* begin Provided data *

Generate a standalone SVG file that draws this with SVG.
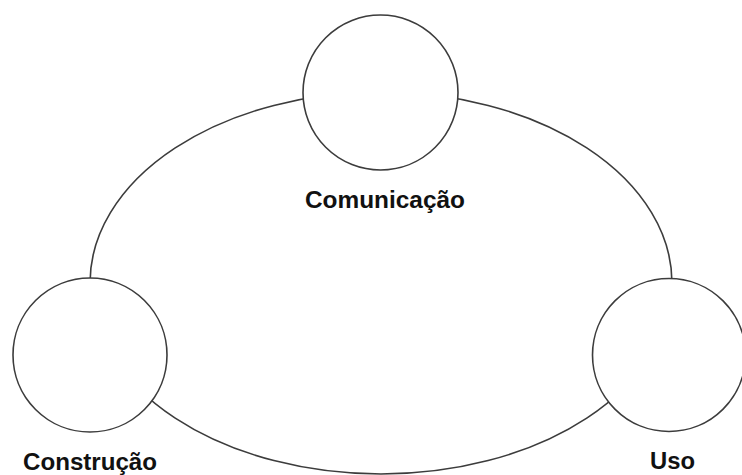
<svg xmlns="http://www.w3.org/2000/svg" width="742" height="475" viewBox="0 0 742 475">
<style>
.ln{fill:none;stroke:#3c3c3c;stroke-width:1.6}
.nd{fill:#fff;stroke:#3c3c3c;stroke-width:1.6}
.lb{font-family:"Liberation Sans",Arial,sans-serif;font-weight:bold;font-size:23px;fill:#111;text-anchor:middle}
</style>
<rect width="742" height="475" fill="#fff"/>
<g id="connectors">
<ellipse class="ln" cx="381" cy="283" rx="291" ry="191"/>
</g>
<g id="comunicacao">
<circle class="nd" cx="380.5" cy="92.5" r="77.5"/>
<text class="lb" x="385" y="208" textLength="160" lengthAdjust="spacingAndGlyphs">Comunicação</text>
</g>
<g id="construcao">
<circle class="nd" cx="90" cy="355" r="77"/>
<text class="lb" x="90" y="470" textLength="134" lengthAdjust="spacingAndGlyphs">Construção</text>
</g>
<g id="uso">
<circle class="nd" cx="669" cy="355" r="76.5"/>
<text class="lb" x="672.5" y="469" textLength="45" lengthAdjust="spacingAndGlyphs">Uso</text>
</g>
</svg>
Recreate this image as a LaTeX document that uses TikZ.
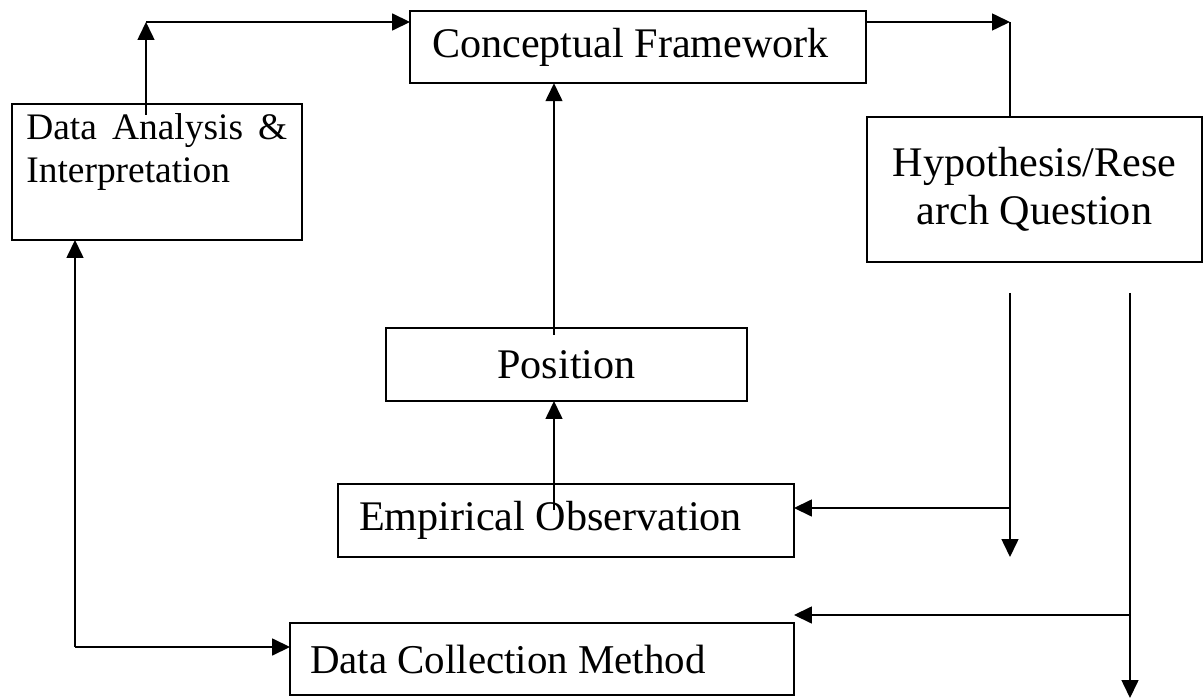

* end Provided data *

Task objective:
Write out the listing word for word, omitting the pictures it holds.

The reply:
Generate a standalone SVG file that draws this with SVG.
<svg xmlns="http://www.w3.org/2000/svg" width="742" height="475" viewBox="0 0 742 475">
<style>
.ln{fill:none;stroke:#3c3c3c;stroke-width:1.6}
.nd{fill:#fff;stroke:#3c3c3c;stroke-width:1.6}
.lb{font-family:"Liberation Sans",Arial,sans-serif;font-weight:bold;font-size:23px;fill:#111;text-anchor:middle}
</style>
<rect width="742" height="475" fill="#fff"/>
<g id="connectors">
<ellipse class="ln" cx="381" cy="283" rx="291" ry="191"/>
</g>
<g id="comunicacao">
<circle class="nd" cx="380.5" cy="92.5" r="77.5"/>
<text class="lb" x="385" y="208" textLength="160" lengthAdjust="spacingAndGlyphs">Comunicação</text>
</g>
<g id="construcao">
<circle class="nd" cx="90" cy="355" r="77"/>
<text class="lb" x="90" y="470" textLength="134" lengthAdjust="spacingAndGlyphs">Construção</text>
</g>
<g id="uso">
<circle class="nd" cx="669" cy="355" r="76.5"/>
<text class="lb" x="672.5" y="469" textLength="45" lengthAdjust="spacingAndGlyphs">Uso</text>
</g>
</svg>
Recreate this image as a LaTeX document that uses TikZ.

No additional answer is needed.